Писать о любви трудно, особенно сейчас, когда любовь отодвинута на окраину интеллектуального мира. Об одиночестве любви, которая оказалась без языка, и о безлюбости современных идеологий и методологий писал еще Ролан Барт – от имени растерянного Влюбленного: «…Я взывал ко всем прохожим языкам (системам), тщетно требуя от них во что бы то ни стало, непристойно, некоей философии, которая бы меня “понимала” – “принимала”»1. С тех пор как раздался этот глас вопиющего в пустыне безлюбия (и безлюдия – дегуманизация наук о человеке уже началась), прошло тридцать лет. Пустыня за это время расширилась, и единственным заметным оазисом в ней осталась все та же книга Барта «Фрагменты речи влюбленного». Но тогда еще близки были 1960-е годы, когда о любви, смешивая мистику и эротику, толковали битники и хиппи, когда ее заново, после фрейдовского пансексуализма, открыли последователи гуманистического психоанализа и леворадикальной эзотерики: «Искусство любви» Эриха Фромма (1956), «Тело любви» Нормана Брауна (1966). А вот в последующие десятилетия для любви не нашлось мыслительного пространства. Достаточно вспомнить ряд самых громких имен: Бодрийяр, Делез, Деррида, Лиотар, Фуко; все как на подбор из страны классической любовной культуры – и ничего о любви (если не считать «Истории сексуальности» Фуко, которая совсем о другом).

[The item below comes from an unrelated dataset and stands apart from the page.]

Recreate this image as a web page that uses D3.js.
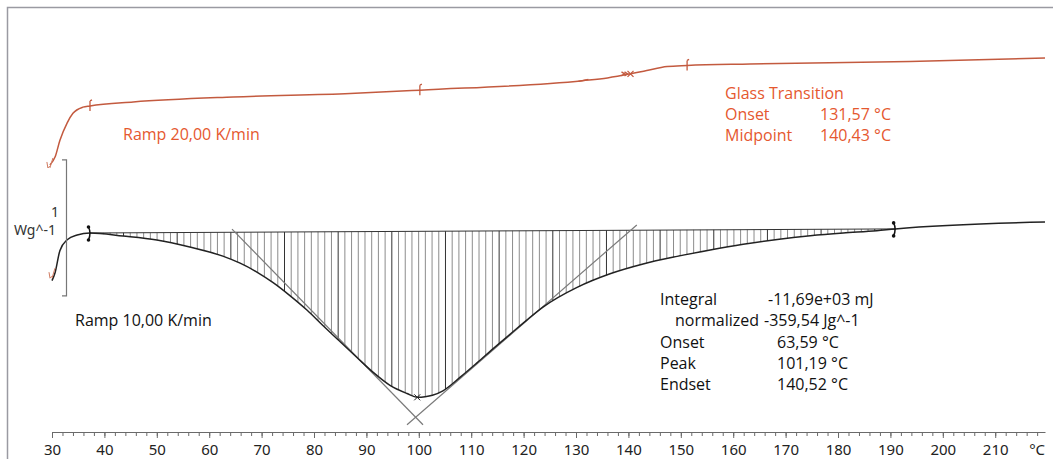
<!DOCTYPE html>
<html>
<head>
<meta charset="utf-8">
<script src="https://cdn.jsdelivr.net/npm/d3@7"></script>
<style>
body { margin: 0; background: #fff; }
svg { display: block; }
.tick text { font-family: "Noto Sans", sans-serif; font-size: 15px; fill: #222; }
</style>
</head>
<body>
<svg width="1053" height="459"></svg>
<script>
// upper run, 20 K/min (temperature in °C, heat flow in W/g)
var tRed = [29.6, 30.6, 31.5, 32.9, 34.0, 35.9, 37.25, 45.5, 64.6, 86.9, 100.2, 131.3, 136.0, 140.4, 143.5, 147.4, 151.2, 163.2, 193.7, 219.5];
var hfRed = [0.50, 0.56, 0.68, 0.81, 0.88, 0.925, 0.934, 0.963, 1.0, 1.025, 1.05, 1.12, 1.14, 1.17, 1.195, 1.224, 1.232, 1.243, 1.26, 1.287];

// lower run, 10 K/min
var tBlack = [30.0, 30.6, 31.5, 32.9, 34.8, 37.25, 43.55, 50.0, 56.3, 62.6, 65.9, 69.1, 72.2, 75.4, 78.7, 81.7, 85.0, 88.2, 91.3, 94.5, 97.75, 99.7, 101.2, 102.6, 104.6, 107.9, 111.1, 114.2, 117.4, 120.6, 123.7, 130.2, 136.5, 142.8, 149.3, 155.6, 161.9, 168.4, 174.7, 181.0, 187.4, 190.9, 219.5];
var hfBlack = [-0.35, -0.29, -0.13, -0.05, -0.015, 0.0, -0.022, -0.051, -0.103, -0.170, -0.222, -0.287, -0.365, -0.46, -0.568, -0.68, -0.80, -0.915, -1.025, -1.12, -1.18, -1.208, -1.204, -1.193, -1.16, -1.06, -0.955, -0.85, -0.745, -0.64, -0.545, -0.40, -0.30, -0.228, -0.172, -0.125, -0.083, -0.047, -0.02, 0.0, 0.016, 0.03, 0.081];

// integration limits and baseline of the peak
var baseT = [37.25, 190.9];
var baseHF = [0.0, 0.03];
// tangents (onset and endset construction)
var tanOnsetT = [64.35, 100.8], tanOnsetHF = [0.029, -1.41];
var tanEndT = [141.6, 97.75], tanEndHF = [0.059, -1.41];

// glass transition markers on the upper curve
var redMarkT = [37.25, 100.2, 131.6, 140.4, 151.2];

var xTicks = [30, 40, 50, 60, 70, 80, 90, 100, 110, 120, 130, 140, 150, 160, 170, 180, 190, 200, 210];
var minorTicks = d3.range(30, 220, 2);

var orange = "#e5582f", redLine = "#c35a3f";

var svg = d3.select("svg");

var x = d3.scaleLinear().domain([30, 219.5]).range([52, 1045]);
var y = d3.scaleLinear().domain([-1.463, 1.654]).range([432, 8]);

// frame
svg.append("path")
	.attr("d", "M7.5,470 V7.5 H1060")
	.attr("fill", "none")
	.attr("stroke", "#9a9aa2")
	.attr("stroke-width", 1.5);

// axis
var axG = svg.append("g").attr("transform", "translate(0,432)");
axG.call(d3.axisBottom(x).tickValues(minorTicks).tickSize(4).tickSizeOuter(0).tickFormat(""));
axG.append("g").call(d3.axisBottom(x).tickValues(xTicks).tickSize(6).tickPadding(6).tickSizeOuter(0).tickFormat(d3.format("d")))
	.select(".domain").remove();
axG.selectAll("path.domain, line").attr("stroke", "#6a6a6a");
axG.append("text")
	.attr("x", x(218)).attr("y", 12).attr("dy", "0.71em")
	.attr("text-anchor", "middle")
	.attr("font-family", "Noto Sans, sans-serif").attr("font-size", 15)
	.attr("fill", "#222")
	.text("°C");

// hatched area between baseline and peak
function baseAt(t) {
	return baseHF[0] + (t - baseT[0]) * (baseHF[1] - baseHF[0]) / (baseT[1] - baseT[0]);
}
var peakPts = tBlack.map(function(t, i) { return {t: t, v: hfBlack[i]}; })
	.filter(function(d) { return d.t >= baseT[0] && d.t <= baseT[1]; });

var area = d3.area()
	.x(function(d) { return x(d.t); })
	.y0(function(d) { return y(baseAt(d.t)); })
	.y1(function(d) { return y(d.v); })
	.curve(d3.curveMonotoneX);

svg.append("clipPath").attr("id", "peakClip")
	.append("path").attr("d", area(peakPts));

svg.append("g").attr("clip-path", "url(#peakClip)")
	.selectAll("line")
	.data(d3.range(baseT[0], baseT[1], 1.28))
	.enter().append("line")
	.attr("x1", function(d) { return x(d); })
	.attr("x2", function(d) { return x(d); })
	.attr("y1", y(0.2))
	.attr("y2", y(-1.4))
	.attr("stroke", function(d, i) { return i % 8 == 5 ? "#333" : "#8c8c8c"; })
	.attr("stroke-width", 1);

// baseline
svg.append("line")
	.attr("x1", x(baseT[0])).attr("y1", y(baseHF[0]))
	.attr("x2", x(baseT[1])).attr("y2", y(baseHF[1]))
	.attr("stroke", "#333").attr("stroke-width", 1);

// tangents
[[tanOnsetT, tanOnsetHF], [tanEndT, tanEndHF]].forEach(function(tg) {
	svg.append("line")
		.attr("x1", x(tg[0][0])).attr("y1", y(tg[1][0]))
		.attr("x2", x(tg[0][1])).attr("y2", y(tg[1][1]))
		.attr("stroke", "#7a7a7a").attr("stroke-width", 1.2);
});

var line = d3.line()
	.x(function(d) { return x(d[0]); })
	.y(function(d) { return y(d[1]); })
	.curve(d3.curveMonotoneX);

// curves
svg.append("path")
	.attr("d", line(d3.zip(tBlack, hfBlack)))
	.attr("fill", "none").attr("stroke", "#222").attr("stroke-width", 1.5);

svg.append("path")
	.attr("d", line(d3.zip(tRed, hfRed)))
	.attr("fill", "none").attr("stroke", redLine).attr("stroke-width", 1.5);

// integration limit markers
baseT.forEach(function(t, i) {
	var cy = y(baseHF[i]), cx = x(t);
	var g = svg.append("g");
	g.append("path")
		.attr("d", "M" + (cx - 1.5) + "," + (cy - 6) + " Q" + (cx + 1.5) + "," + cy + " " + (cx - 1.5) + "," + (cy + 7))
		.attr("fill", "none").attr("stroke", "#111").attr("stroke-width", 1.5);
	g.append("circle").attr("cx", cx - 1.5).attr("cy", cy - 6).attr("r", 1.8).attr("fill", "#111");
	g.append("circle").attr("cx", cx - 1.5).attr("cy", cy + 7).attr("r", 1.8).attr("fill", "#111");
});

// peak cross at the minimum of the curve
var iMin = d3.minIndex(hfBlack);
var peakX = x(tBlack[iMin]), peakY = y(hfBlack[iMin]);
svg.append("path")
	.attr("d", "M" + (peakX - 3) + "," + (peakY - 3) + " l6,6 M" + (peakX + 3) + "," + (peakY - 3) + " l-6,6")
	.attr("stroke", "#222").attr("stroke-width", 1);

// red curve markers
var redInterp = d3.scaleLinear().domain(tRed).range(hfRed);
redMarkT.forEach(function(t, i) {
	var cx = x(t), cy = y(redInterp(t));
	var d;
	if (i == 3) d = "M" + (cx - 3) + "," + (cy - 3) + " l6,6 M" + (cx + 3) + "," + (cy - 3) + " l-6,6 M" + (cx - 9) + "," + (cy - 2) + " l3,2 l-3,2 M" + (cx - 6) + "," + (cy - 2) + " l3,2 l-3,2";
	else if (i == 2) d = "M" + (cx - 6) + "," + (cy + 1) + " l10,-2";
	else d = "M" + cx + "," + (cy - 5) + " v10 M" + cx + "," + (cy - 5) + " l2,-1";
	svg.append("path").attr("d", d).attr("fill", "none")
		.attr("stroke", redLine).attr("stroke-width", 1.3);
});
// start marks of the two runs
[[tRed[0], hfRed[0]], [tBlack[0], hfBlack[0] + 0.04]].forEach(function(p) {
	var cx = x(p[0]) - 1, cy = y(p[1]);
	svg.append("path")
		.attr("d", "M" + (cx - 2) + "," + (cy - 3) + " l1,6 l2,-2 M" + (cx + 1) + "," + (cy + 3) + " l3,-10")
		.attr("fill", "none").attr("stroke", "#d07a60").attr("stroke-width", 1);
});

// scale bar (1 W/g)
var barLo = -0.463;
svg.append("path")
	.attr("d", "M62," + y(barLo + 1) + " H66.5 V" + y(barLo) + " H62")
	.attr("fill", "none").attr("stroke", "#777").attr("stroke-width", 1.2);
svg.append("text").attr("x", 55).attr("y", 217).attr("text-anchor", "middle")
	.attr("font-family", "Noto Sans, sans-serif").attr("font-size", 14).attr("fill", "#333").text("1");
svg.append("text").attr("x", 56).attr("y", 235).attr("text-anchor", "end")
	.attr("font-family", "Noto Sans, sans-serif").attr("font-size", 14).attr("fill", "#333").text("Wg^-1");

// labels
function label(txt, lx, ly, col) {
	svg.append("text").attr("x", lx).attr("y", ly)
		.attr("font-family", "Open Sans, sans-serif").attr("font-size", 16)
		.attr("fill", col).text(txt);
}
label("Ramp 20,00 K/min", 123, 140, orange);
label("Ramp 10,00 K/min", 75, 326, "#111");

label("Glass Transition", 725, 99, orange);
label("Onset", 725, 120, orange);
label("131,57 °C", 820, 120, orange);
label("Midpoint", 725, 141, orange);
label("140,43 °C", 820, 141, orange);

var resNames = ["Integral", "normalized", "Onset", "Peak", "Endset"];
var resValues = ["-11,69e+03 mJ", "-359,54 Jg^-1", "63,59 °C", "101,19 °C", "140,52 °C"];
var resNameX = [660, 675, 660, 660, 660];
var resValX = [768, 764, 777, 777, 777];
resNames.forEach(function(n, i) {
	label(n, resNameX[i], 305 + i * 21.3, "#111");
	label(resValues[i], resValX[i], 305 + i * 21.3, "#111");
});
</script>
</body>
</html>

Когда-то почти каждая культурная эпоха создавала свой любовный язык, на котором и осмысляла себя. Платонизм и неоплатонизм, христианство, Средневековье, Ренессанс, Просвещение, романтизм, символизм, авангард, экзистенциализм – все эти исторические эпохи, религиозные, философские и культурные движения, по сути, были разными способами манифестации любви как основы миропонимания. И вот – глухое молчание. Если литература еще продолжает – почти поневоле, по запросу читателя – говорить о любви, то ученые и мыслители молчат о ней, как о предмете, потерявшем свежесть для мысли. Под сильнейшим воздействием сексологии любовное в общественном сознании вытесняется сексуальным. Если в XIX веке было прилично говорить о любви и неприлично – о половой жизни, то к концу XX века произошла рокировка: стало уместнее говорить об оргазме, мастурбации и гомосексуализме, чем о чувствах высоких и романтических, так сказать, разоблаченных наукой и потому спустившихся в разряд индивидуальных чудачеств и анахронизмов. Ролан Барт замечает про современное интеллигентное общество, нечувствительное к любовным излияниям и разговорам:
«Все поймут, что у X… “огромные проблемы” в сфере сексуальности; но никого не заинтересуют, возможно, существующие у Y… проблемы в сфере сентиментальности; любовь как раз тем и непристойна, что подменяет сексуальное сентиментальным… (Журнал «Мы вдвоем» непристойнее Сада). Любовная непристойность предельна: ничто не может ее приютить, дать ей весомую ценность трансгрессии; одиночество субъекта робко, неприкрашенно – никакому Батаю не найти письма для описания этой непристойности»2.